September 25 – Show 5

Margot is going through quite a lot in this show. I have done so much work to make sure she is as real a person as possible. I honestly forget who said this to me, but Marc, Angie, and Doctor Hedges have all said things in a similar vein– plays/musicals/works are not about the regular moments. Sure, they have regular moments in them, and that is beautiful! However, this play is happening right now because something is happening that is a turning point in somebody’s life. The events that occur in Dial M For Murder have never happened to Margot before and they are never going to happen again. This is the turning point of her entire life! What a massive responsibility that is! And what a privilege it is to tell that moment of her life every night. I wish that I could pinpoint the most important moments in my life and rewatch them. There was an activity similar to this idea in the blue book that I worked on this summer! I just think it’s crucial to recognise just how important the stakes are in this play. The playwright wrote this moment into existence for a reason! The right before and right after are so importantly filled with given circumstance that leads us to understand who she is as a person and why this story is the one being told! 

With all that said, because of the importance of these moments, I have found myself crying every night during the show and that is everyone’s favorite thing to talk about. It’s been weighing kind of heavy on my heart. As soon as people start calling something out, especially when you’re not thinking anything of it, then it becomes an object of your focus! 

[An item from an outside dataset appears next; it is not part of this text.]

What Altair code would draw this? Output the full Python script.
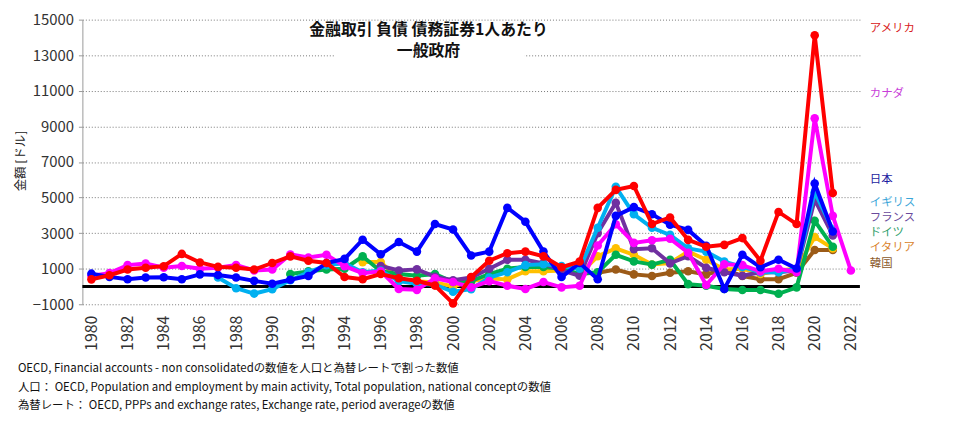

People have been coming up to me and asking me if I’m using a tear stick, (I don’t know what that is)? Or if I’m biting my cheek or lips? I don’t really know how to feel about those questions. Are we insinuating that the story just in and of itself is not sad? These questions are from audience members and folks backstage. I know absolutely no one means any harm by it! I simply feel a little weird, as an actor, because obviously my goal is not to cry. I am just pushing my objectives and trying with everything in me to get the things that Margot wants for herself! I am trying to reach the people in the room, Maxine, Tony, Lesgate, and the inspector! If I cry as a byproduct that’s fine! But I wasn’t really thinking about it. I don’t know. It’s just making me feel weird. I know it’s not weird. People who don’t act simply don’t understand and they are very naturally curious! But I thought since they had questions, my jury might have questions and I just need everyone to know that the “emotions” (please take that word figuratively and lightly) are coming from a genuine place. When folks ask me questions about the tears, I simply tell them “the story is sad”. What’s happening to Margot is heartbreaking! The life that she works so hard for is falling apart and there’s nothing that she can do to fix it! I feel bad for her! And sometimes in the moment that makes me cry without me even consciously thinking about it! I don’t think there’s anything wrong with that. I think just hearing about it a lot this week has brought it to attention and I need to release that so I can go back to NOT thinking about it and just letting myself be up there.